Two weeks ago we asked a couple of very well known windsurfers about updating sails and in particular why now really is the time. Not wanting to side step around windsurf boards we decided to focus intently on the slalom and freeride disciplines. This time we sat down with Marco Lang from the Fanatic team about the latest slalom board shapes and why it is important to keep ones quiver as fresh as possible. Read on and if you feel inspired to move on up then check out our EQUIPMENT page to see what's new.
ML: If you stand in front of two boards, one from 10 years ago and one new one, then (aside from the graphic) you can see that the biggest noticeable difference is the width and length. In the past the boards were really long and narrow, they looked like a speed board, pretty similar to what the guys are using now for speed records.
Today the boards are much wider that length has been reduced somewhat. It's much easier to learn windsurfing on as a whole because a wider board is easier to balance on, the stability is better.
BS: Is it really possible to make a wider shape as fast as a narrow board from 10 years ago?
ML: No that's not really possible because you need a really narrow board to reach a good speed record. However, the idea behind the width is that it is allowing us to use the board with more ease and comfort and as a result the performance output is greater in a much wider range of conditions. From short sharp chop to high rolling seas, the shapes that are currently available are fitting well to the conditions.
As well as being able to bring more people to start windsurfing it is now possible to plan in sub-10 knots of wind. Some years ago, this was an unimaginable goal. So, yes if we compared a like for like shape with materials from 10 years ago to that of the current day then it would be faster to keep a thin board. However, a freeride/slalom board is not totally designed for straight line speed and the comfort of a slightly wider board and the ease to get planning earlier after a slow gybe is a hugely influential factor, not just for us competitors on the world tour but also for your everyday recreational sailor.
BS: So they are better for early planning, they go faster around a race track than boards from 10 years ago and they are easier to use. What's next in terms of board development?
ML: When we break the board down we now see much more volume in the tail, again this further aids early planning of the board, and it's easier to gybe because you are more stable on your feet as you pass through the manoeuvre! For sure the weight is also a really important point, a slalom board weighs approximately 6.3kg these days, which has perhaps been one of the biggest steps in the development. It's not easy to make the boards light and yet still stable as it effectively bounces over the top of chop rather then sink and plough through it like something from the past. I guess boards from 10 years ago were perhaps 10kg or more.
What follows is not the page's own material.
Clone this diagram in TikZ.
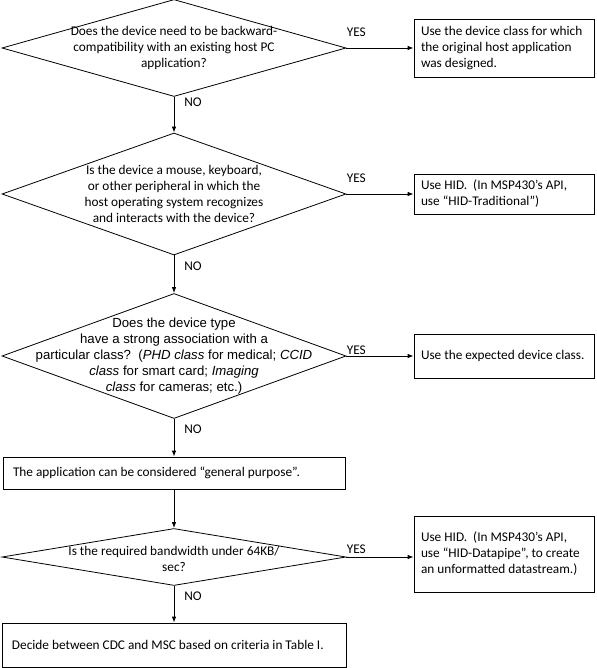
\documentclass[tikz,border=0pt]{standalone}
\usepackage{fontspec}
\setmainfont{Carlito}
\newfontfamily\arialfont{Liberation Sans}
\usetikzlibrary{shapes.geometric,arrows.meta}

\begin{document}
\begin{tikzpicture}[x=1pt,y=-1pt,
    font=\fontsize{13.3}{16}\selectfont,
    decision/.style ={diamond, draw, line width=0.8pt, inner sep=0pt, minimum width=344pt},
    qtext/.style ={align=center, inner sep=0pt},
    outcome/.style ={rectangle, draw, line width=0.8pt, align=flush left, inner xsep=10pt, inner ysep=0pt},
    answer/.style ={outcome, text width=166pt, inner xsep=7pt},
    flow/.style ={-{Latex[length=6pt,width=4.5pt]}, line width=0.8pt},
    yes/.style ={pos=0, anchor=south west, inner sep=0pt},
    no/.style ={pos=0, anchor=north west, inner sep=0pt, xshift=10pt}]
   \useasboundingbox (0,0) rectangle (596,668);
   % questions
   \node[decision, minimum height=97pt, label={[qtext]center:{Does the device need to be backward-\\compatibility with an existing host PC\\application?}}] (D1) at (174,48) {};
   \node[decision, minimum height=122pt, label={[qtext]center:{Is the device a mouse, keyboard,\\or other peripheral in which the\\host operating system recognizes\\and interacts with the device?}}] (D2) at (174,194) {};
   \node[decision, minimum height=125pt, label={[qtext, font={\arialfont\fontsize{13.2}{16}\selectfont}]center:{\arialfont Does the device type\\\arialfont have a strong association with a\\\arialfont particular class?\ \ (\textit{PHD class} for medical; \textit{CCID}\\\arialfont\textit{class} for smart card; \textit{Imaging}\\\arialfont\textit{class} for cameras; etc.)}}] (D3) at (174,356) {};
   \node[decision, minimum height=57pt, label={[qtext, yshift=-2pt]center:{Is the required bandwidth under 64KB/\\sec?}}] (D5) at (174,557) {};
   % answers
   \node[answer, minimum height=58pt] (B1) at (504,48) {Use the device class for which\\the original host application\\was designed.};
   \node[answer, minimum height=40pt] (B2) at (504,194) {Use HID.\ \ (In MSP430’s API,\\use “HID-Traditional”)};
   \node[answer, minimum height=44pt] (B3) at (504,356) {Use the expected device class.};
   \node[outcome, text width=322pt, minimum height=32pt] (B4) at (174,473) {The application can be considered “general purpose”.};
   \node[answer, minimum height=76pt] (B5) at (504,554) {Use HID.\ \ (In MSP430’s API,\\use “HID-Datapipe”, to create\\an unformatted datastream.)};
   \node[outcome, text width=324pt, minimum height=44pt] (B6) at (174,645) {Decide between CDC and MSC based on criteria in Table I.};
   % NO branches
   \draw[flow] (D1) to node[no, yshift=-1pt] {NO} (D2);
   \draw[flow] (D2) to node[no, yshift=-6pt] {NO} (D3);
   \draw[flow] (D3) to node[no, yshift=-6pt] {NO} (B4);
   \draw[flow] (B4) to (D5);
   \draw[flow] (D5) to node[no, yshift=-6pt] {NO} (B6);
   % YES branches
   \draw[flow] (D1.east) to node[yes, yshift=11pt] {YES} (D1.east -| B1.west);
   \draw[flow] (D2.east) to node[yes, yshift=11pt] {YES} (D2.east -| B2.west);
   \draw[flow] (D3.east) to node[yes, yshift=1pt] {YES} (D3.east -| B3.west);
   \draw[flow] (D5.east) to node[yes, yshift=3pt] {YES} (D5.east -| B5.west);
 \end{tikzpicture}
\end{document}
Talking of chop, a really good board has to work well in hard chop in much the same way as it does in flat water. We with Fanatic try to test our boards in all kind of conditions, to make the board perfect for all spots around the world! So I guess this is where we are looking at the next step, lighter boards that are still as strong but also making them ever more controllable in real world conditions. As an example we are using, in our slalom boards, cut outs, the cut outs really help us keep the board glued to the water surface when the going gets tough. Further to this we are pushing boundaries of how short and wide we can go. The wider we can make it but still maintain the same top end speed, or perhaps even better it, then the more attractive it becomes (as a board) at taking off after a gybe or keeping us firmly stuck to the deck during the gybe.
BS: So can you see the boards developing much more in the future or have we reached a plateau in research and development?
ML: No there for sure there is no end. It is easy to just say this but really the more involved you get the more you realise that there will always be something to change after the next hurdle. If we could do it all at once we would but research and development is about testing one thing, seeing if it works then scraping that idea or keeping it and moving on to the next.
Sebastian Wenzl is always coming with new ideas. Every year there is always a small step in the improvement from his ideas and then from our ideas. It's almost impossible to say what and which boards we are riding in 10 years, but for sure they will be some amazing things and this is one of the real reasons we keep on testing and why we keep on pushing to be on the latest gear. The same phrases may crop up year on year in the marketing but that is because year on year this is exactly what is happening.
BS: Can you give us any insight into what the boards might be like in the next year or two?
BS: 5 reasons why people should lovingly part with their old kit and jump on something much more 'new-school'.
1. To get more days on the water, because it's possible to get planning in less than 10 knots.
2. The boards are much shorter, so they usually fit IN a small car.
3. You can improve your windsurfing skills much faster than with the narrow boards.
4. The boards are lighter. Today is almost always a mission with the stuff on the airport. Enough said.
5. The width allows for much more stable gybes, less falling in means more fun, right.